Pour leur part, les autorités russes n’ont pas agi activement pour empêcher les funérailles, mais leur pression s’est néanmoins fait sentir. Dans la matinée, les responsables de la morgue ont retardé la livraison du corps et les collaborateurs de Navalny ont eu toutes les peines à trouver un corbillard, car «tous les chauffeurs reçoivent des menaces anonymes de ne pas transporter le corps». La police a également bouclé le secteur de l’église et patrouillé en permanence, procédant à des arrestations. L’association Ovd-info, qui surveille la répression politique dans la Fédération, a rapporté que 22 personnes ont été empêchées de quitter leur domicile pour se rendre à la cérémonie, tandis que sept autres ont été arrêtées à Voronej, une ville située à 500 kilomètres au sud de Moscou, alors qu’elles s’apprêtaient à partir pour la capitale. Dix-sept autres citoyens russes se sont retrouvés menottés à Novossibirsk. Au total, 56 personnes ont été arrêtées dans 13 centres urbains. Le porte-parole du tsar, Dmitri Peskov, a également déclaré que «le Kremlin n’a rien à dire à la famille de Navalny le jour de ses funérailles», soulignant que tout rassemblement illégal en sa mémoire serait puni conformément à la loi. Selon des témoins présents sur place, la foule massée devant l’église a fait tomber les barrières à l’issue de la cérémonie pour suivre le cortège d’Alexeï Navalny.

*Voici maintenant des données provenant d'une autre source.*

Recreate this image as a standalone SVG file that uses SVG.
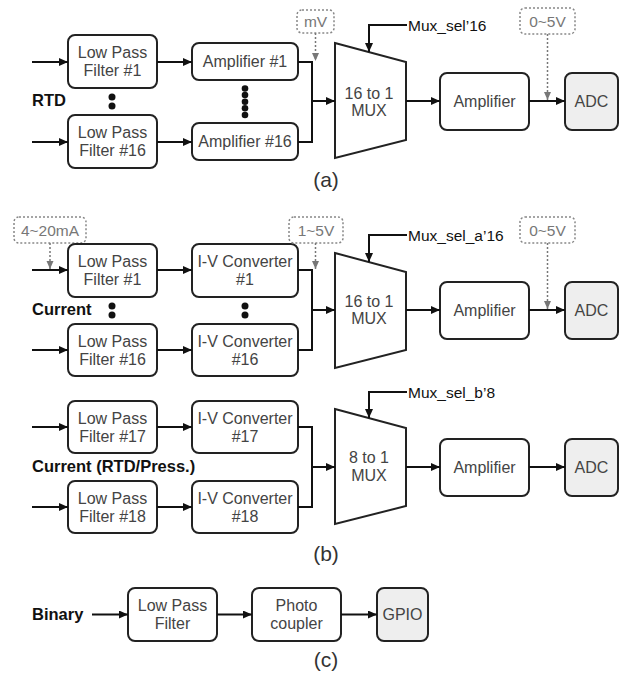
<svg xmlns="http://www.w3.org/2000/svg" width="624" height="675" viewBox="0 0 624 675">
  <defs>
    <marker id="arr" markerUnits="userSpaceOnUse" markerWidth="10" markerHeight="10" refX="9" refY="4" orient="auto">
      <path d="M0,0 L9,4 L0,8 z" fill="#111"/>
    </marker>
    <marker id="darr" markerUnits="userSpaceOnUse" markerWidth="10" markerHeight="10" refX="8" refY="3.5" orient="auto">
      <path d="M0,0 L8,3.5 L0,7 z" fill="#777"/>
    </marker>
    <style>
      .box { fill: #fff; stroke: #222; stroke-width: 2; }
      .out { fill: #eeeeee; stroke: #222; stroke-width: 2; }
      .mux { fill: #fff; stroke: #222; stroke-width: 2; stroke-linejoin: miter; }
      .tag { fill: #fff; stroke: #888; stroke-width: 1.5; stroke-dasharray: 2 2; }
      .t { font-family: "Liberation Sans", Arial, sans-serif; font-size: 16px; fill: #444; text-anchor: middle; }
      .tg { font-family: "Liberation Sans", Arial, sans-serif; font-size: 15.5px; fill: #777; text-anchor: middle; }
      .sel { font-family: "Liberation Sans", Arial, sans-serif; font-size: 15.5px; fill: #111; }
      .lab { font-family: "Liberation Sans", Arial, sans-serif; font-size: 16.5px; font-weight: bold; fill: #111; }
      .cap { font-family: "Liberation Sans", Arial, sans-serif; font-size: 21px; fill: #333; text-anchor: middle; }
      .w { fill: none; stroke: #111; stroke-width: 2; }
      .a { fill: none; stroke: #111; stroke-width: 2; marker-end: url(#arr); }
      .d { fill: none; stroke: #777; stroke-width: 1.5; stroke-dasharray: 2 2; marker-end: url(#darr); }
      .dot { fill: #111; }
    </style>
  </defs>

  <!-- ===== (a) RTD chain ===== -->
  <text class="lab" x="32" y="106">RTD</text>
  <g id="lpf_a1"><rect class="box" x="68" y="35" width="89" height="53" rx="7"/>
    <text class="t" x="112.5" y="58">Low Pass</text><text class="t" x="112.5" y="76">Filter #1</text></g>
  <g id="lpf_a16"><rect class="box" x="68" y="115" width="89" height="53" rx="7"/>
    <text class="t" x="112.5" y="138">Low Pass</text><text class="t" x="112.5" y="156">Filter #16</text></g>
  <g id="amp_a1"><rect class="box" x="192" y="43" width="106" height="37" rx="7"/>
    <text class="t" x="245" y="67">Amplifier #1</text></g>
  <g id="amp_a16"><rect class="box" x="192" y="123" width="106" height="37" rx="7"/>
    <text class="t" x="245" y="147">Amplifier #16</text></g>
  <g id="dots_a">
    <circle class="dot" cx="112" cy="97" r="3.5"/><circle class="dot" cx="112" cy="106" r="3.5"/>
    <circle class="dot" cx="245" cy="88.5" r="3.3"/><circle class="dot" cx="245" cy="95" r="3.3"/>
    <circle class="dot" cx="245" cy="101.7" r="3.3"/><circle class="dot" cx="245" cy="108.3" r="3.3"/>
    <circle class="dot" cx="245" cy="115" r="3.3"/>
  </g>
  <g id="tag_mv"><rect class="tag" x="297" y="10" width="37" height="23" rx="5"/>
    <text class="tg" x="315.5" y="27">mV</text></g>
  <g id="mux_a"><polygon class="mux" points="335,43 406,62 406,140 335,158"/>
    <text class="t" x="369" y="98.5">16 to 1</text><text class="t" x="369" y="115.5">MUX</text></g>
  <text class="sel" x="408" y="30.5">Mux_sel’16</text>
  <g id="amp_a"><rect class="box" x="440" y="73" width="89" height="57" rx="7"/>
    <text class="t" x="484.5" y="107">Amplifier</text></g>
  <g id="tag_a05"><rect class="tag" x="520" y="8" width="55" height="26" rx="5"/>
    <text class="tg" x="547.5" y="26.5">0~5V</text></g>
  <g id="adc_a"><rect class="out" x="565" y="73" width="53" height="57" rx="7"/>
    <text class="t" x="591.5" y="107">ADC</text></g>
  <text class="cap" x="326" y="187">(a)</text>

  <!-- ===== (b) current chains ===== -->
  <g id="tag_420"><rect class="tag" x="14" y="217" width="72" height="26" rx="5"/>
    <text class="tg" x="50" y="235.5">4~20mA</text></g>
  <text class="lab" x="32" y="315">Current</text>
  <g id="lpf_b1"><rect class="box" x="68" y="244" width="89" height="53" rx="7"/>
    <text class="t" x="112.5" y="267">Low Pass</text><text class="t" x="112.5" y="285">Filter #1</text></g>
  <g id="lpf_b16"><rect class="box" x="68" y="324" width="89" height="52" rx="7"/>
    <text class="t" x="112.5" y="346.5">Low Pass</text><text class="t" x="112.5" y="364.5">Filter #16</text></g>
  <g id="iv_b1"><rect class="box" x="192" y="244" width="106" height="53" rx="7"/>
    <text class="t" x="245" y="267">I-V Converter</text><text class="t" x="245" y="285">#1</text></g>
  <g id="iv_b16"><rect class="box" x="192" y="324" width="106" height="52" rx="7"/>
    <text class="t" x="245" y="346.5">I-V Converter</text><text class="t" x="245" y="364.5">#16</text></g>
  <g id="dots_b">
    <circle class="dot" cx="112" cy="306" r="3.5"/><circle class="dot" cx="112" cy="315" r="3.5"/>
    <circle class="dot" cx="245" cy="306" r="3.5"/><circle class="dot" cx="245" cy="315" r="3.5"/>
  </g>
  <g id="tag_15"><rect class="tag" x="289" y="217" width="54" height="26" rx="5"/>
    <text class="tg" x="316" y="235.5">1~5V</text></g>
  <g id="mux_b1"><polygon class="mux" points="335,253 406,272 406,350 335,368"/>
    <text class="t" x="369" y="307">16 to 1</text><text class="t" x="369" y="324">MUX</text></g>
  <text class="sel" x="408" y="240.5">Mux_sel_a’16</text>
  <g id="amp_b1"><rect class="box" x="440" y="282" width="89" height="57" rx="7"/>
    <text class="t" x="484.5" y="316">Amplifier</text></g>
  <g id="tag_b05"><rect class="tag" x="520" y="217" width="55" height="26" rx="5"/>
    <text class="tg" x="547.5" y="235.5">0~5V</text></g>
  <g id="adc_b1"><rect class="out" x="565" y="282" width="53" height="57" rx="7"/>
    <text class="t" x="591.5" y="316">ADC</text></g>

  <text class="lab" x="32" y="471.5">Current (RTD/Press.)</text>
  <g id="lpf_b17"><rect class="box" x="68" y="401" width="89" height="52" rx="7"/>
    <text class="t" x="112.5" y="423.5">Low Pass</text><text class="t" x="112.5" y="441.5">Filter #17</text></g>
  <g id="lpf_b18"><rect class="box" x="68" y="481" width="89" height="52" rx="7"/>
    <text class="t" x="112.5" y="503.5">Low Pass</text><text class="t" x="112.5" y="521.5">Filter #18</text></g>
  <g id="iv_b17"><rect class="box" x="192" y="401" width="106" height="52" rx="7"/>
    <text class="t" x="245" y="423.5">I-V Converter</text><text class="t" x="245" y="441.5">#17</text></g>
  <g id="iv_b18"><rect class="box" x="192" y="481" width="106" height="52" rx="7"/>
    <text class="t" x="245" y="503.5">I-V Converter</text><text class="t" x="245" y="521.5">#18</text></g>
  <g id="mux_b2"><polygon class="mux" points="335,409 406,428 406,506 335,524"/>
    <text class="t" x="369" y="462.5">8 to 1</text><text class="t" x="369" y="480.5">MUX</text></g>
  <text class="sel" x="408" y="397.5">Mux_sel_b’8</text>
  <g id="amp_b2"><rect class="box" x="440" y="439" width="89" height="57" rx="7"/>
    <text class="t" x="484.5" y="473">Amplifier</text></g>
  <g id="adc_b2"><rect class="out" x="565" y="439" width="53" height="57" rx="7"/>
    <text class="t" x="591.5" y="473">ADC</text></g>
  <text class="cap" x="326" y="561">(b)</text>

  <!-- ===== (c) binary input ===== -->
  <text class="lab" x="32" y="620">Binary</text>
  <g id="lpf_c"><rect class="box" x="128" y="588" width="89" height="53" rx="7"/>
    <text class="t" x="172.5" y="611">Low Pass</text><text class="t" x="172.5" y="629">Filter</text></g>
  <g id="pc_c"><rect class="box" x="252" y="588" width="89" height="53" rx="7"/>
    <text class="t" x="296.5" y="611">Photo</text><text class="t" x="296.5" y="629">coupler</text></g>
  <g id="gpio_c"><rect class="out" x="377" y="588" width="51" height="53" rx="7"/>
    <text class="t" x="402.5" y="620">GPIO</text></g>
  <text class="cap" x="326" y="667">(c)</text>

  <!-- ===== connectors ===== -->
  <g id="connectors">
    <!-- (a) -->
    <path class="a" d="M32,62 H68"/>
    <path class="a" d="M32,142 H68"/>
    <path class="a" d="M157,62 H192"/>
    <path class="a" d="M157,142 H192"/>
    <path class="w" d="M298,62 H312 V142 H298"/>
    <path class="a" d="M312,101 H335"/>
    <path class="a" d="M406,101 H440"/>
    <path class="a" d="M529,101 H565"/>
    <path class="a" d="M407,25 H369 V52"/>
    <path class="d" d="M315.5,33 V61"/>
    <path class="d" d="M547.5,34 V100"/>
    <!-- (b) upper -->
    <path class="a" d="M32,270 H68"/>
    <path class="a" d="M32,350 H68"/>
    <path class="a" d="M157,270 H192"/>
    <path class="a" d="M157,350 H192"/>
    <path class="w" d="M298,270 H312 V350 H298"/>
    <path class="a" d="M312,310 H335"/>
    <path class="a" d="M406,310 H440"/>
    <path class="a" d="M529,310 H565"/>
    <path class="a" d="M407,235 H369 V262"/>
    <path class="d" d="M50,243 V269"/>
    <path class="d" d="M315.5,243 V269"/>
    <path class="d" d="M547.5,243 V309"/>
    <!-- (b) lower -->
    <path class="a" d="M32,427 H68"/>
    <path class="a" d="M32,507 H68"/>
    <path class="a" d="M157,427 H192"/>
    <path class="a" d="M157,507 H192"/>
    <path class="w" d="M298,427 H312 V507 H298"/>
    <path class="a" d="M312,467 H335"/>
    <path class="a" d="M406,467 H440"/>
    <path class="a" d="M529,467 H565"/>
    <path class="a" d="M407,392 H369 V418"/>
    <!-- (c) -->
    <path class="a" d="M92,614.5 H128"/>
    <path class="a" d="M217,614.5 H252"/>
    <path class="a" d="M341,614.5 H377"/>
  </g>
</svg>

Les collaborateurs de Navalny ont également signalé des problèmes de connexion Internet dans le quartier de l’église, ce qui a rendu difficile la retransmission en direct des funérailles. La chaine CNN a également rapporté que le flux vidéo de son équipe couvrant l’événement semblait être bloqué. Leonid Volkov a également expliqué que le rite avait été raccourci par des ordres venus d’en haut. «Ils ont fait pression sur le curé de l’église, le père Anatoly Rodionov, et ont exigé que le service funéraire ait lieu le plus rapidement possible afin que personne n’arrive», a-t-il déclaré, citant l’ancien rédacteur en chef du magazine du Patriarcat de Moscou, Sergueï Chapnine, selon lequel ce sont précisément les dirigeants de l’Église orthodoxe russe, alignés sur Poutine, qui ont ordonné que «tout soit écourté autant que possible». Comme le veut la coutume orthodoxe, le corps de l’opposant a été exposé durant la cérémonie à Moscou.